──────── Entries ────────
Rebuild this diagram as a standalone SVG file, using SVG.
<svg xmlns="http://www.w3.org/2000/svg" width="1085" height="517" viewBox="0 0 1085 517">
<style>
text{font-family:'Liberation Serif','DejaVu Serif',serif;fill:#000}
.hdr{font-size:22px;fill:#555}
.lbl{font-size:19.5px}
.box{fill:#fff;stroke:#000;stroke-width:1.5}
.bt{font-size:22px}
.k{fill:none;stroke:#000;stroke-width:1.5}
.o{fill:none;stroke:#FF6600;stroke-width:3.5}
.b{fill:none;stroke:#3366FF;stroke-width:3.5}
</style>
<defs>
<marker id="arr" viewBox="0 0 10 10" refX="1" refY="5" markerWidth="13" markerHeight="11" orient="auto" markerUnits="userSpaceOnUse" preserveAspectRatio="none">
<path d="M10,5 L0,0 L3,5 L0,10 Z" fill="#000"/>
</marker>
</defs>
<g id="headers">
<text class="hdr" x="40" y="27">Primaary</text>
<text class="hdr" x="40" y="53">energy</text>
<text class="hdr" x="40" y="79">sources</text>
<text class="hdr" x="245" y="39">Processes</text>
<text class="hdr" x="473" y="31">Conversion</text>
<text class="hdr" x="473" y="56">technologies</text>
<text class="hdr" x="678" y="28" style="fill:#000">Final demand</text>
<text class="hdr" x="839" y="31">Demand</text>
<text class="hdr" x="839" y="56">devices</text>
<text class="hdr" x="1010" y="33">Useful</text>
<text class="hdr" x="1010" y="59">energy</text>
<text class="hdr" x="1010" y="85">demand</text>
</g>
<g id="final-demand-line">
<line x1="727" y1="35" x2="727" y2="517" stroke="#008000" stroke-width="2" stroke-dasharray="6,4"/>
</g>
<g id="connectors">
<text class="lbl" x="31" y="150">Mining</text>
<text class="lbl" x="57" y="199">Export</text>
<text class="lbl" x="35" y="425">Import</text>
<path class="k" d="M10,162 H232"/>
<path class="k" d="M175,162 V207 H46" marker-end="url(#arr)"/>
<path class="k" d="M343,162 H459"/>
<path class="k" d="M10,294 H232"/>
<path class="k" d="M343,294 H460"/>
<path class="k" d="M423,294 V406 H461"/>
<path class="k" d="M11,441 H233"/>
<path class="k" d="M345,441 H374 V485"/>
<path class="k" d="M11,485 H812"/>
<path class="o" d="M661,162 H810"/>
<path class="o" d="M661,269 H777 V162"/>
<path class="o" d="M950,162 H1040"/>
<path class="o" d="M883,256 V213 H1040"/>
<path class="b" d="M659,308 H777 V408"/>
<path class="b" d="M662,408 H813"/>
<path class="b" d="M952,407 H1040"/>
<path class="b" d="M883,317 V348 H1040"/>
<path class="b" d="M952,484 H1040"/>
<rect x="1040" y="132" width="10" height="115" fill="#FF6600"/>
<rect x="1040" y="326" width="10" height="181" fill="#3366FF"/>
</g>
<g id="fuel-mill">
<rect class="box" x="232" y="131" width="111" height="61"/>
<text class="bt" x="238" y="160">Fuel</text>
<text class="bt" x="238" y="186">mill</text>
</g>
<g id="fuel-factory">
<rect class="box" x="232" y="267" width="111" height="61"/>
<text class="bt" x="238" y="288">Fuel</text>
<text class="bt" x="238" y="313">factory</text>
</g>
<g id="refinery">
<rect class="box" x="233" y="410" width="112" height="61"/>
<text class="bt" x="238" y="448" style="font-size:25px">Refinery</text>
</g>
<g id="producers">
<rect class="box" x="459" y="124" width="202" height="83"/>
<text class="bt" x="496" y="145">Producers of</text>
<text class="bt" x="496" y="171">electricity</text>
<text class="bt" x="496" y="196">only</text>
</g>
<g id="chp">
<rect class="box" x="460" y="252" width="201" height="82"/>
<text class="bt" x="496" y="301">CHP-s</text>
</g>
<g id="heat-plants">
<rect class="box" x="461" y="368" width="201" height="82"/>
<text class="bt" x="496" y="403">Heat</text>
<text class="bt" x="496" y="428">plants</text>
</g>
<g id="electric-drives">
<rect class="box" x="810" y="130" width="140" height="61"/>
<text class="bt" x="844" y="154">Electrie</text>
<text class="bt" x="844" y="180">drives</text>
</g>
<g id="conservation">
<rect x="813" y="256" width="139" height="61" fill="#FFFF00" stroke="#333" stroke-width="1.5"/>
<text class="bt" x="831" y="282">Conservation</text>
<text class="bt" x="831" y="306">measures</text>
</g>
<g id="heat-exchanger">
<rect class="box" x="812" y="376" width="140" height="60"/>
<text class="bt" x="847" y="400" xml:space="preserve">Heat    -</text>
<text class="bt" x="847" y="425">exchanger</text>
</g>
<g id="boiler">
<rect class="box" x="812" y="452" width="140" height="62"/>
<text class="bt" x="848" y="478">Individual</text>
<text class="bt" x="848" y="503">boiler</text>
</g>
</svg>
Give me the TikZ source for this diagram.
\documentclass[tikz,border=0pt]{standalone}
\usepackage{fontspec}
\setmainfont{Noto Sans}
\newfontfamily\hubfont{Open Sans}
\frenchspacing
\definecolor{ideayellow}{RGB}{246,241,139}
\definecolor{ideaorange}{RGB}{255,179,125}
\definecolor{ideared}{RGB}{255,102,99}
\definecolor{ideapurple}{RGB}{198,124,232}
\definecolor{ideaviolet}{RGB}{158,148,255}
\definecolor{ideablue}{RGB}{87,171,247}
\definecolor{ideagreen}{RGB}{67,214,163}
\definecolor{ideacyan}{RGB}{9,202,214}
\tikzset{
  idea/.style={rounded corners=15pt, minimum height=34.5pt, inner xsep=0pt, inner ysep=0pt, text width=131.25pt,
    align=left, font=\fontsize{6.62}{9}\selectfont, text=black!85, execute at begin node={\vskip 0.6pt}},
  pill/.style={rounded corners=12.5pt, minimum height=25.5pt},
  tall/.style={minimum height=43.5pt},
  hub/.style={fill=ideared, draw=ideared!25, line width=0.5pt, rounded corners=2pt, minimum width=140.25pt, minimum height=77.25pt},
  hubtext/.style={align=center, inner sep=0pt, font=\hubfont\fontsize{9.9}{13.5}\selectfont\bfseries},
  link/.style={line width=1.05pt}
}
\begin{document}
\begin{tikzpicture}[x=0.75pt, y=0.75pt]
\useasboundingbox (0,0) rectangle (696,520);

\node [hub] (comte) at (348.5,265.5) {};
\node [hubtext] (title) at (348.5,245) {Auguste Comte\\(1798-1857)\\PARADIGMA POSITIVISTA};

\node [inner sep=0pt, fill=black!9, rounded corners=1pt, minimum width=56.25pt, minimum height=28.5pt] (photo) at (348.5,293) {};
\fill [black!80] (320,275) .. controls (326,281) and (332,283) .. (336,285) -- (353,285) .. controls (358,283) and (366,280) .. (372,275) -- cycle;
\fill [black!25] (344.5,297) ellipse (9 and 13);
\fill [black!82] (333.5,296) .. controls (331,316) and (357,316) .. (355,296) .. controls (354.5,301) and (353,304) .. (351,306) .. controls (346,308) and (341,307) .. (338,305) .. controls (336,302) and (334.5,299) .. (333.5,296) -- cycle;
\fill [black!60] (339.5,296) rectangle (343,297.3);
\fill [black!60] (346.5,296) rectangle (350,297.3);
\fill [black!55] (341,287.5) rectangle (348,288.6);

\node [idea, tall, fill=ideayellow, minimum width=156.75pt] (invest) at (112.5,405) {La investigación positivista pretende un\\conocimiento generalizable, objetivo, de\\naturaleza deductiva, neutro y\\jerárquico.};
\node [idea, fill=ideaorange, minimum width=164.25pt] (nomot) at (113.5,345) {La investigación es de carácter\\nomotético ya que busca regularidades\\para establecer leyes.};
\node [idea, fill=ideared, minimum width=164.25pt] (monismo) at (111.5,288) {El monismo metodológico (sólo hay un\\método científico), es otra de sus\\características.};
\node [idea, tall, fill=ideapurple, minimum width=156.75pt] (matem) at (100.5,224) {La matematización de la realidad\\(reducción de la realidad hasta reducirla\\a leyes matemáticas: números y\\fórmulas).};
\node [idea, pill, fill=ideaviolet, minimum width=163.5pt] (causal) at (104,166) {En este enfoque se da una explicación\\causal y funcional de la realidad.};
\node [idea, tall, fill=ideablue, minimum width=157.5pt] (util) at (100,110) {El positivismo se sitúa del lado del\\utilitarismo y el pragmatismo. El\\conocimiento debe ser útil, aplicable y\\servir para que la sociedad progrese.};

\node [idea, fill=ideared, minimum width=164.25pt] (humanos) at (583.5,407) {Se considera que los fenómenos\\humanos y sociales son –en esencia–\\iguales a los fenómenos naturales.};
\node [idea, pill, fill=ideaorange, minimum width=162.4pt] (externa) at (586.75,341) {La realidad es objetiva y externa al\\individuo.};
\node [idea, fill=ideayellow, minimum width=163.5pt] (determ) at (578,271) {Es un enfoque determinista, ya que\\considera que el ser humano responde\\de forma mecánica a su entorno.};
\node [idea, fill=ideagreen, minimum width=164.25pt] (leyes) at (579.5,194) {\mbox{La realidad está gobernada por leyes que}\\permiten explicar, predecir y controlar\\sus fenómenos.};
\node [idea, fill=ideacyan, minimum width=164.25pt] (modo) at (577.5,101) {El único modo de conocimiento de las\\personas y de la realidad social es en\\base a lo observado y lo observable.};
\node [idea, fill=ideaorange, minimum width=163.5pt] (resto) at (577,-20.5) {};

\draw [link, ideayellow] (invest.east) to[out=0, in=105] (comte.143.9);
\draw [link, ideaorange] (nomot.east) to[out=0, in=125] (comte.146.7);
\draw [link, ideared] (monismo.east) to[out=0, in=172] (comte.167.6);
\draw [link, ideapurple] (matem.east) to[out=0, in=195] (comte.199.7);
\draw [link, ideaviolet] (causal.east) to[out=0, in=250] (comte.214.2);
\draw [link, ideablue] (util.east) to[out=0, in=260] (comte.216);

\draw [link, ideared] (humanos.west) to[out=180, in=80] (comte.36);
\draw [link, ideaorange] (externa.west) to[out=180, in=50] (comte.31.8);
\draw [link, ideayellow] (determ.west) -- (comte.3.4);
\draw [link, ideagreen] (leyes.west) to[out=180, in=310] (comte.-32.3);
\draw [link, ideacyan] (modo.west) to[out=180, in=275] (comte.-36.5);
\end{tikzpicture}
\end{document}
────────
> [Exercise goal] Take the line containing "Give me the TikZ source for this diagram." and the line containing "[hubtext] (title) at". Write out both and all lines between, exactly, and nothing more.

> [Answer to the task]
Give me the TikZ source for this diagram.
\documentclass[tikz,border=0pt]{standalone}
\usepackage{fontspec}
\setmainfont{Noto Sans}
\newfontfamily\hubfont{Open Sans}
\frenchspacing
\definecolor{ideayellow}{RGB}{246,241,139}
\definecolor{ideaorange}{RGB}{255,179,125}
\definecolor{ideared}{RGB}{255,102,99}
\definecolor{ideapurple}{RGB}{198,124,232}
\definecolor{ideaviolet}{RGB}{158,148,255}
\definecolor{ideablue}{RGB}{87,171,247}
\definecolor{ideagreen}{RGB}{67,214,163}
\definecolor{ideacyan}{RGB}{9,202,214}
\tikzset{
  idea/.style={rounded corners=15pt, minimum height=34.5pt, inner xsep=0pt, inner ysep=0pt, text width=131.25pt,
    align=left, font=\fontsize{6.62}{9}\selectfont, text=black!85, execute at begin node={\vskip 0.6pt}},
  pill/.style={rounded corners=12.5pt, minimum height=25.5pt},
  tall/.style={minimum height=43.5pt},
  hub/.style={fill=ideared, draw=ideared!25, line width=0.5pt, rounded corners=2pt, minimum width=140.25pt, minimum height=77.25pt},
  hubtext/.style={align=center, inner sep=0pt, font=\hubfont\fontsize{9.9}{13.5}\selectfont\bfseries},
  link/.style={line width=1.05pt}
}
\begin{document}
\begin{tikzpicture}[x=0.75pt, y=0.75pt]
\useasboundingbox (0,0) rectangle (696,520);

\node [hub] (comte) at (348.5,265.5) {};
\node [hubtext] (title) at (348.5,245) {Auguste Comte\\(1798-1857)\\PARADIGMA POSITIVISTA};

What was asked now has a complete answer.